A case study presented Tuesday at the Annual Clinical Meeting of The American College of Obstetricians and Gynecologists showed that pregnant women who use synthetic marijuana may experience dangerous symptoms harmful for both the mother and the unborn child.
Dr. Cindy S. Lee and Dr. Sally Nalesnik, from Kern Medical Center in Bakersfield, CA, conducted research involving a pregnant woman who came to the labor and delivery floor agitated and had a seizure. The woman was approximately 35 weeks pregnant and did not previously have prenatal care. She was found to have elevated blood pressure and protein in her urine which are common symptoms of preeclampsia. After being resuscitated, the patient underwent emergency cesarean delivery in response to fetal distress.
The woman’s physicians successfully delivered a 28-week female baby who screened negative for drugs. Typically, eclampsia is cured with the delivery of the baby, but this particular patient did not get better following delivery.
“This was an interesting, yet confusing presentation,” Dr. Lee said in a news release. “We wanted to report it so in the future if something similar came up, it would be in the literature and physicians could refer to it.”
The woman’s lab results showed very low potassium levels and her urine drug test returned negative. Her physicians later received information from an anonymous caller who said the patient was regularly smoking Spice Gold, one of the many street names for synthetic marijuana.
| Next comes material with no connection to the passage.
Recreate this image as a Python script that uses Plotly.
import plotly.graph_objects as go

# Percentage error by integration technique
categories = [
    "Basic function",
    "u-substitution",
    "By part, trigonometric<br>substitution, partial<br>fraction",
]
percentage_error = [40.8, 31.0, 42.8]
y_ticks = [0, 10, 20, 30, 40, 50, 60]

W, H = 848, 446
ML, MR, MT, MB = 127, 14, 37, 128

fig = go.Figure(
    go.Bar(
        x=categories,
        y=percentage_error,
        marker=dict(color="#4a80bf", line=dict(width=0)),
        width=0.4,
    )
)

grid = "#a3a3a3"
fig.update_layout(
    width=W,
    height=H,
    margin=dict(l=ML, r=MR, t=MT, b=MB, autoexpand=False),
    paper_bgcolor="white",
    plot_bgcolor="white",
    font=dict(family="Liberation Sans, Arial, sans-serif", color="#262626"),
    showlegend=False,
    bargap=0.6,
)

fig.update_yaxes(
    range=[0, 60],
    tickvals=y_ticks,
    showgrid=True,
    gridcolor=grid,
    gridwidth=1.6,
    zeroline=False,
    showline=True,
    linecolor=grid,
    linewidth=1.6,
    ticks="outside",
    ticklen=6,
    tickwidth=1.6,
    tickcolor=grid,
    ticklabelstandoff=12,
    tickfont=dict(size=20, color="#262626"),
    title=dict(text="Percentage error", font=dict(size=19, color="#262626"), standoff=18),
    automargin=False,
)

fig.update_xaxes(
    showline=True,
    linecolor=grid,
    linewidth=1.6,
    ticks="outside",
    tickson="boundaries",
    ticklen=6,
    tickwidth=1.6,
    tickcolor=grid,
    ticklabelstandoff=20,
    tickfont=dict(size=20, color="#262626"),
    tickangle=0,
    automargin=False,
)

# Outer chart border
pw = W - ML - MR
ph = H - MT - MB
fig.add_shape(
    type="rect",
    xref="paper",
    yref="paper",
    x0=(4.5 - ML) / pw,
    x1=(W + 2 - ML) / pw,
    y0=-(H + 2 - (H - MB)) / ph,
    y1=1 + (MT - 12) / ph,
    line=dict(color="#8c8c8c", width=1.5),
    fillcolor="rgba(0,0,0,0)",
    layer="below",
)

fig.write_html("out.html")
“This was not a pregnancy problem but a drug problem,” Dr. Lee added. She said it is important for ob-gyns to realize that emerging drugs represent growing challenges to medical practitioners because synthetic marijuana, for instance, cannot be detected in standard drug tests.
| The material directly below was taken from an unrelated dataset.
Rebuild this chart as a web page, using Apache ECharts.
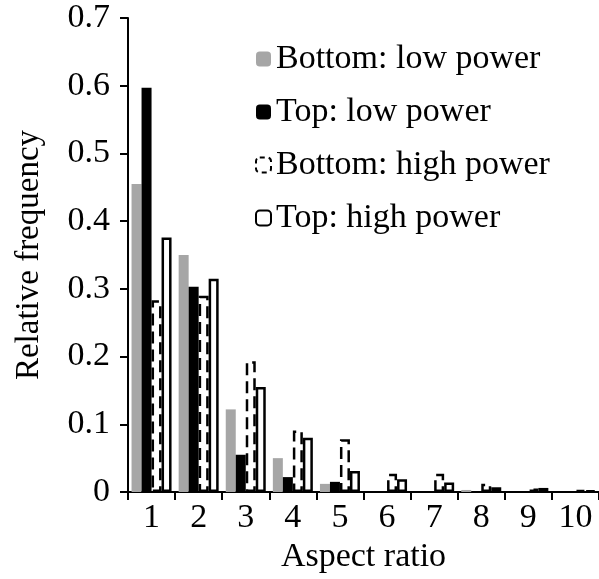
<!DOCTYPE html>
<html>
<head>
<meta charset="utf-8">
<script src="https://cdn.jsdelivr.net/npm/echarts@6/dist/echarts.min.js"></script>
<style>html,body{margin:0;padding:0;background:#fff;}#c{width:599px;height:579px;}</style>
</head>
<body>
<div id="c"></div>
<script>
var categories = ['1','2','3','4','5','6','7','8','9','10'];
var bottomLow  = [0.455, 0.350, 0.122, 0.050, 0.012, 0.000, 0.000, 0.003, 0.000, 0.000];
var topLow     = [0.597, 0.303, 0.055, 0.022, 0.015, 0.000, 0.000, 0.000, 0.001, 0.000];
var bottomHigh = [0.283, 0.290, 0.193, 0.091, 0.078, 0.027, 0.027, 0.012, 0.005, 0.003];
var topHigh    = [0.376, 0.315, 0.155, 0.080, 0.031, 0.019, 0.014, 0.007, 0.006, 0.002];
var seriesNames = ['Bottom: low power','Top: low power','Bottom: high power','Top: high power'];
var yTicks = [0, 0.7, 0.1];

var font = '"Liberation Serif", "Times New Roman", serif';
var chart = echarts.init(document.getElementById('c'), null, {renderer: 'canvas'});
var bw = 10;
var dash = [12, 6];
chart.setOption({
  animation: false,
  backgroundColor: '#fff',
  textStyle: {fontFamily: font, color: '#000'},
  grid: {left: 128, top: 18, right: -4, bottom: 87, containLabel: false},
  legend: {
    orient: 'vertical', left: 250, top: 37, itemWidth: 15, itemHeight: 15, itemGap: 19,
    textStyle: {fontFamily: font, fontSize: 34, color: '#000', lineHeight: 34},
    data: [
      {name: seriesNames[0]},
      {name: seriesNames[1]},
      {name: seriesNames[2], itemStyle: {color: '#fff', borderColor: '#000', borderWidth: 2, borderType: [5, 4]}},
      {name: seriesNames[3], itemStyle: {color: '#fff', borderColor: '#000', borderWidth: 2}}
    ]
  },
  xAxis: {
    type: 'category', data: categories,
    name: 'Aspect ratio', nameLocation: 'middle', nameGap: 47,
    nameTextStyle: {fontFamily: font, fontSize: 34, color: '#000'},
    axisLine: {lineStyle: {color: '#000', width: 2}},
    axisTick: {show: true, length: 8, lineStyle: {color: '#000', width: 2}},
    axisLabel: {fontFamily: font, fontSize: 34, color: '#000', margin: 9},
    splitLine: {show: false}
  },
  yAxis: {
    type: 'value', min: yTicks[0], max: yTicks[1], interval: yTicks[2],
    name: 'Relative frequency', nameLocation: 'middle', nameGap: 82,
    nameTextStyle: {fontFamily: font, fontSize: 33, color: '#000'},
    axisLine: {show: true, lineStyle: {color: '#000', width: 2}},
    axisTick: {show: true, length: 8, lineStyle: {color: '#000', width: 2}},
    axisLabel: {fontFamily: font, fontSize: 34, color: '#000', margin: 18},
    splitLine: {show: false}
  },
  series: [
    {name: seriesNames[0], type: 'bar', data: bottomLow, barWidth: bw, barGap: '0%',
     itemStyle: {color: '#a6a6a6'}},
    {name: seriesNames[1], type: 'bar', data: topLow, barWidth: bw, barGap: '0%',
     itemStyle: {color: '#000'}},
    {name: seriesNames[2], type: 'bar', data: bottomHigh, barWidth: bw, barGap: '0%',
     itemStyle: {color: '#fff', borderColor: '#000', borderWidth: 2.5, borderType: dash}},
    {name: seriesNames[3], type: 'bar', data: topHigh, barWidth: bw, barGap: '0%',
     itemStyle: {color: '#fff', borderColor: '#000', borderWidth: 2.5}}
  ]
});
</script>
</body>
</html>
Synthetic marijuana is a mixture of herbs and spices that is typically sprayed with a synthetic compound that mimics the effect of THC, the psychoactive element in marijuana. Among the most popular compounds that illegal drug makers are using to create synthetic marijuana include JWH-018, JWH-073, and JWH-200, and HU-211. Although these chemical compounds are banned under federal and several state laws, drug makers are getting smart enough to use other available synthetic cannabinoids that are not yet banned in order to avoid existing drug laws.
Law enforcement officials and public health practitioners are concerned about the potential side effects of synthetic marijuana and bath salts, saying they don’t really know what those products can do to people.